Existen tantos modos de amar una tierra y de añorar la casa materna; tantos que unos deslegitiman a los otros, y que pueden transformarse en muchas otras cosas, que pueden enmascarar otras cosas. Los sentimientos nunca son literales, explícitos o evidentes: las supersticiones se fundan porque alguien se cruzó con un gato negro y a continuación perdió su fortuna, o su mujer murió, o tal vez se casaron un martes y el matrimonio fue a pique. Los miedos se originan de un modo similar, y a veces el amor surge a partir de instintos y de miedos, y de supersticiones.
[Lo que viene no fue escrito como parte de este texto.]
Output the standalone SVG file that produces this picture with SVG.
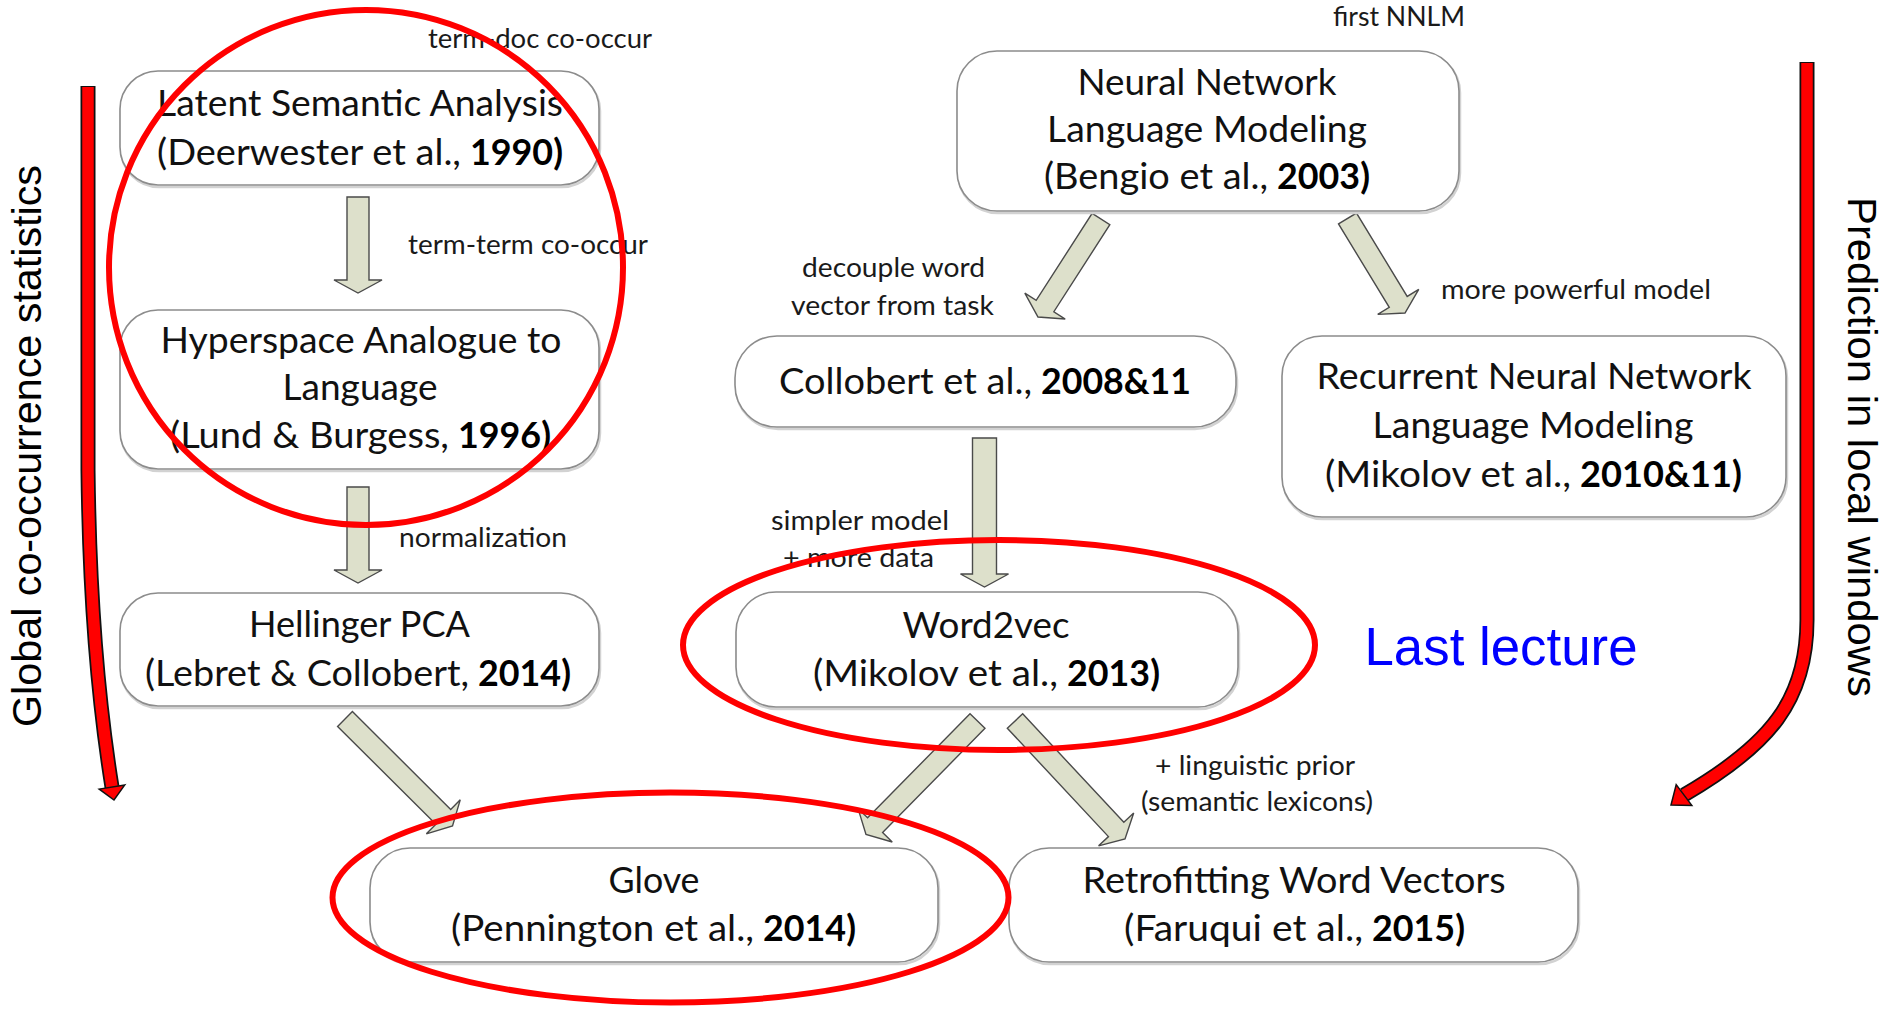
<svg xmlns="http://www.w3.org/2000/svg" width="1883" height="1009" viewBox="0 0 1883 1009">
  <defs>
    <style>
      .box { fill: #ffffff; stroke: #8c8c8c; stroke-width: 1.6; }
      .shadow { fill: none; stroke: #d2d2d2; stroke-width: 2.5; }
      .nt { font-family: Lato, "Open Sans", sans-serif; font-size: 37px; fill: #111111; text-anchor: middle; }
      .ns { font-family: Lato, "Open Sans", sans-serif; font-size: 37px; fill: #111111; text-anchor: start; }
      .nb { font-family: Lato, "Open Sans", sans-serif; font-size: 37px; fill: #000000; font-weight: bold; text-anchor: start; }
      .lbl { font-family: Lato, "Open Sans", sans-serif; font-size: 26px; fill: #1a1a1a; }
      .blk { fill: #dde0cb; stroke: #4a4a4a; stroke-width: 1.4; stroke-linejoin: miter; }
      .side { font-family: "Liberation Sans", Arial, sans-serif; font-size: 41px; fill: #000000; text-anchor: middle; }
      .ring { fill: none; stroke: #ff0000; stroke-width: 6; }
      .redout { fill: none; stroke: #111111; stroke-width: 15; }
      .redin { fill: none; stroke: #ff0000; stroke-width: 11.5; }
    </style>
  </defs>

  <rect width="1883" height="1009" fill="#ffffff"/>

  <!-- side axis: global co-occurrence statistics -->
  <g id="axis-left">
    <path class="redout" d="M 88 86 L 88 470 Q 90 650 112 787"/>
    <path class="redin" d="M 88 87 L 88 470 Q 90 650 112 787"/>
    <polygon points="124.8,784.9 99.2,789.1 114,800" fill="#ff0000" stroke="#111111" stroke-width="1.5"/>
    <text class="side" transform="translate(41,446) rotate(-90)" textLength="562" lengthAdjust="spacingAndGlyphs">Global co-occurrence statistics</text>
  </g>

  <!-- side axis: prediction in local windows -->
  <g id="axis-right">
    <path class="redout" d="M 1807 62 L 1807 620 C 1807 700 1770 745 1684 795"/>
    <path class="redin" d="M 1807 63 L 1807 620 C 1807 700 1770 745 1684 795"/>
    <polygon points="1691.8,805.4 1676.2,784.6 1671,805" fill="#ff0000" stroke="#111111" stroke-width="1.5"/>
    <text class="side" transform="translate(1848,447) rotate(90)" textLength="500" lengthAdjust="spacingAndGlyphs">Prediction in local windows</text>
  </g>

  <!-- block arrows between nodes -->
  <g id="connectors">
    <path class="blk" transform="translate(358,197)" d="M -11 0 L 11 0 L 11 83 L 24 83 L 0 96 L -24 83 L -11 83 Z"/>
    <path class="blk" transform="translate(358,487)" d="M -11 0 L 11 0 L 11 83 L 24 83 L 0 96 L -24 83 L -11 83 Z"/>
    <path class="blk" transform="translate(984.5,438)" d="M -12 0 L 12 0 L 12 136 L 24 136 L 0 149 L -24 136 L -12 136 Z"/>
    <path class="blk" transform="translate(1101,219) rotate(32.74)" d="M -10.5 0 L 10.5 0 L 10.5 103.5 L 24 103.5 L 0 116.5 L -24 103.5 L -10.5 103.5 Z"/>
    <path class="blk" transform="translate(1347.5,218.5) rotate(-31.32)" d="M -10.5 0 L 10.5 0 L 10.5 97.6 L 24 97.6 L 0 110.6 L -24 97.6 L -10.5 97.6 Z"/>
    <path class="blk" transform="translate(345,719) rotate(-45.13)" d="M -10.5 0 L 10.5 0 L 10.5 138.7 L 24 138.7 L 0 151.7 L -24 138.7 L -10.5 138.7 Z"/>
    <path class="blk" transform="translate(977.5,721) rotate(44.49)" d="M -10.5 0 L 10.5 0 L 10.5 146.1 L 24 146.1 L 0 159.1 L -24 146.1 L -10.5 146.1 Z"/>
    <path class="blk" transform="translate(1015,721) rotate(-43.0)" d="M -10.5 0 L 10.5 0 L 10.5 148.3 L 24 148.3 L 0 161.3 L -24 148.3 L -10.5 148.3 Z"/>

    <text class="lbl" x="428" y="48" textLength="224" lengthAdjust="spacingAndGlyphs">term-doc co-occur</text>
    <text class="lbl" x="408" y="254" textLength="240" lengthAdjust="spacingAndGlyphs">term-term co-occur</text>
    <text class="lbl" x="399" y="547" textLength="168" lengthAdjust="spacingAndGlyphs">normalization</text>
    <text class="lbl" x="1333" y="26" textLength="132" lengthAdjust="spacingAndGlyphs">first NNLM</text>
    <text class="lbl" x="802" y="277" textLength="183" lengthAdjust="spacingAndGlyphs">decouple word</text>
    <text class="lbl" x="791" y="315" textLength="203" lengthAdjust="spacingAndGlyphs">vector from task</text>
    <text class="lbl" x="1441" y="299" textLength="270" lengthAdjust="spacingAndGlyphs">more powerful model</text>
    <text class="lbl" x="771" y="530" textLength="178" lengthAdjust="spacingAndGlyphs">simpler model</text>
    <text class="lbl" x="783" y="567" textLength="151" lengthAdjust="spacingAndGlyphs">+ more data</text>
    <text class="lbl" x="1155" y="775" textLength="200" lengthAdjust="spacingAndGlyphs">+ linguistic prior</text>
    <text class="lbl" x="1141" y="811" textLength="232" lengthAdjust="spacingAndGlyphs">(semantic lexicons)</text>
  </g>

  <g id="lsa">
    <rect class="shadow" x="121" y="73" width="479" height="114" rx="38"/>
    <rect class="box" x="120" y="71" width="479" height="114" rx="38"/>
    <text class="nt" x="360" y="116" textLength="406" lengthAdjust="spacingAndGlyphs">Latent Semantic Analysis</text>
    <text class="ns" x="157" y="165" textLength="304" lengthAdjust="spacingAndGlyphs">(Deerwester et al.,</text>
    <text class="nb" x="470" y="165" textLength="93" lengthAdjust="spacingAndGlyphs">1990)</text>
  </g>

  <g id="hal">
    <rect class="shadow" x="121" y="312" width="479" height="159" rx="38"/>
    <rect class="box" x="120" y="310" width="479" height="159" rx="38"/>
    <text class="nt" x="361" y="353" textLength="401" lengthAdjust="spacingAndGlyphs">Hyperspace Analogue to</text>
    <text class="nt" x="360" y="400" textLength="155" lengthAdjust="spacingAndGlyphs">Language</text>
    <text class="ns" x="170" y="448" textLength="279" lengthAdjust="spacingAndGlyphs">(Lund &amp; Burgess,</text>
    <text class="nb" x="458" y="448" textLength="93" lengthAdjust="spacingAndGlyphs">1996)</text>
  </g>

  <g id="hellinger">
    <rect class="shadow" x="121" y="595" width="479" height="113" rx="38"/>
    <rect class="box" x="120" y="593" width="479" height="113" rx="38"/>
    <text class="nt" x="359.5" y="637" textLength="221" lengthAdjust="spacingAndGlyphs">Hellinger PCA</text>
    <text class="ns" x="145" y="686" textLength="324" lengthAdjust="spacingAndGlyphs">(Lebret &amp; Collobert,</text>
    <text class="nb" x="478" y="686" textLength="93" lengthAdjust="spacingAndGlyphs">2014)</text>
  </g>

  <g id="nnlm">
    <rect class="shadow" x="958" y="53" width="502" height="160" rx="40"/>
    <rect class="box" x="957" y="51" width="502" height="160" rx="40"/>
    <text class="nt" x="1207" y="95" textLength="259" lengthAdjust="spacingAndGlyphs">Neural Network</text>
    <text class="nt" x="1207" y="142" textLength="320" lengthAdjust="spacingAndGlyphs">Language Modeling</text>
    <text class="ns" x="1044" y="189" textLength="224" lengthAdjust="spacingAndGlyphs">(Bengio et al.,</text>
    <text class="nb" x="1277" y="189" textLength="93" lengthAdjust="spacingAndGlyphs">2003)</text>
  </g>

  <g id="collobert">
    <rect class="shadow" x="736" y="338" width="501" height="91" rx="42"/>
    <rect class="box" x="735" y="336" width="501" height="91" rx="42"/>
    <text class="ns" x="779" y="394" textLength="253" lengthAdjust="spacingAndGlyphs">Collobert et al.,</text>
    <text class="nb" x="1041" y="394" textLength="150" lengthAdjust="spacingAndGlyphs">2008&amp;11</text>
  </g>

  <g id="rnnlm">
    <rect class="shadow" x="1283" y="338" width="504" height="181" rx="40"/>
    <rect class="box" x="1282" y="336" width="504" height="181" rx="40"/>
    <text class="nt" x="1534" y="389" textLength="435" lengthAdjust="spacingAndGlyphs">Recurrent Neural Network</text>
    <text class="nt" x="1533" y="438" textLength="321" lengthAdjust="spacingAndGlyphs">Language Modeling</text>
    <text class="ns" x="1325" y="487" textLength="246" lengthAdjust="spacingAndGlyphs">(Mikolov et al.,</text>
    <text class="nb" x="1580" y="487" textLength="162" lengthAdjust="spacingAndGlyphs">2010&amp;11)</text>
  </g>

  <g id="word2vec">
    <rect class="shadow" x="737" y="594" width="502" height="115" rx="40"/>
    <rect class="box" x="736" y="592" width="502" height="115" rx="40"/>
    <text class="nt" x="986" y="638" textLength="167" lengthAdjust="spacingAndGlyphs">Word2vec</text>
    <text class="ns" x="813" y="686" textLength="245" lengthAdjust="spacingAndGlyphs">(Mikolov et al.,</text>
    <text class="nb" x="1067" y="686" textLength="93" lengthAdjust="spacingAndGlyphs">2013)</text>
  </g>

  <g id="glove">
    <rect class="shadow" x="371" y="850" width="568" height="114" rx="40"/>
    <rect class="box" x="370" y="848" width="568" height="114" rx="40"/>
    <text class="nt" x="654" y="893" textLength="91" lengthAdjust="spacingAndGlyphs">Glove</text>
    <text class="ns" x="451" y="941" textLength="303" lengthAdjust="spacingAndGlyphs">(Pennington et al.,</text>
    <text class="nb" x="763" y="941" textLength="93" lengthAdjust="spacingAndGlyphs">2014)</text>
  </g>

  <g id="retrofitting">
    <rect class="shadow" x="1010" y="850" width="569" height="114" rx="40"/>
    <rect class="box" x="1009" y="848" width="569" height="114" rx="40"/>
    <text class="nt" x="1294" y="893" textLength="423" lengthAdjust="spacingAndGlyphs">Retrofitting Word Vectors</text>
    <text class="ns" x="1124" y="941" textLength="239" lengthAdjust="spacingAndGlyphs">(Faruqui et al.,</text>
    <text class="nb" x="1372" y="941" textLength="93" lengthAdjust="spacingAndGlyphs">2015)</text>
  </g>

  <!-- highlight rings -->
  <g id="highlights">
    <ellipse class="ring" cx="366" cy="267.5" rx="257" ry="257.5"/>
    <ellipse class="ring" cx="999" cy="645" rx="316" ry="105"/>
    <ellipse class="ring" cx="670.5" cy="897.5" rx="338" ry="105"/>
  </g>

  <text id="last-lecture" x="1501" y="665" font-family="'Liberation Sans', Arial, sans-serif" font-size="53" fill="#0000ff" text-anchor="middle" textLength="273" lengthAdjust="spacingAndGlyphs">Last lecture</text>
</svg>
La tierra ata con lazos de sangre y con historias tejidas entre padres, abuelos, hijos y tías cariñosas: el tipo de gente a quien jamás puede decirse que están equivocadas. La familia, los seres a los que hay que derrotar para lograr una vida propia y unos pensamientos nuevos.

Cuando no se cree en nada creer en una patria puede resultar tremendamente peligroso: la tierra sustituye miedos y sueños, amores frustrados, estudios no superados, violencia soterrada y aspiraciones nunca alcanzadas. Quién sabe qué pulsiones secretas llevaron a los asesinos de ETA a asesinar a pobre muchacho en una tienda de golosinas. Tal vez disparaban contra sus llantos de niño, o contra las quejas de su madre, que odiaba a los de Madrid. Tal vez le alentaban las voces de quienes le enseñaron a conseguir sus objetivos por todos los medios. El amor, ese tipo de amor, justifica todo para determinada gente.